Proof of that idea could come in the form of organisms on Earth that break the "golden rules" of biochemistry - in effect, finding life that evolved separately from our own lineage.

Study lead author Felisa Wolfe-Simon and her colleagues Professor Davies and Ariel Anbar of Arizona State University initially suggested in a paper an alternative scheme to life as we know it.

Their idea was that there might be life in which the normally poisonous element arsenic (in particular as chemical groups known as arsenates) could work in place of phosphorus and phosphates.

Putting it to the test, the three authors teamed up with a number of collaborators and began to study the bacteria that live in Mono Lake in California, home to arsenic-rich waters.

The researchers began to grow the bacteria in a laboratory on a diet of increasing levels of arsenic, finding to their surprise that the microbes eventually fully took up the element, even incorporating it into the phosphate groups that cling to the bacteria's DNA.

Notably, the research found that the bacteria thrived best in a phosphorus environment.

That probably means that the bacteria, while a striking first for science, are not a sign of a "second genesis" of life on Earth, adapted specifically to work best with arsenic in place of phosphorus.
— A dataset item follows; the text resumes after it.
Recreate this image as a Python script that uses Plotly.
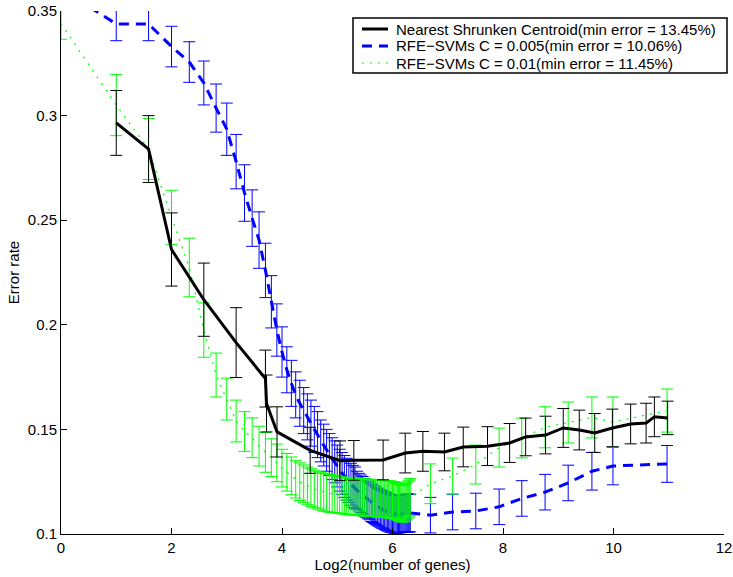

However, Professor Davies said, the fact that an organism that breaks such a perceived cardinal rule of life makes it is a promising step forward.

"This is just a weird branch on the known tree of life," said Professor Davies. "We're interested ultimately in finding a different tree of life... that will be the thing that will have massive implications in the search for life in the Universe.

"The take-home message is: who knows what else is there? We've only scratched the surface of the microbial realm."

John Elliott, a Leeds Metropolitan University researcher who is a veteran of the UK's search for extraterestrial life, called the find a "major discovery".

"It starts to show life can survive outside the traditional truths and universals that we thought you have to use... this is knocking one brick out of that wall," he said.

"The general consensus is that this really could still be an evolutionary adapatation rather than a second genesis. But it's early days, within about the first year of this project; it's certainly one to think on and keep looking for that second genesis, because you've almost immediately found an example of something that's new."

Simon Conway Morris of the University of Cambridge agreed that, whatever its implications for extraterrestrial life, the find was significant for what we understand about life on Earth.

"The bacteria is effectively painted by the investigators into an 'arsenic corner', so what it certainly shows is the astonishing and perhaps under-appreciated versatility of life," he told BBC News.

"It opens some really exciting prospects as to both un-appreciated metabolic versatility... and prompting the questions as to the possible element inventory of remote Earth-like planets".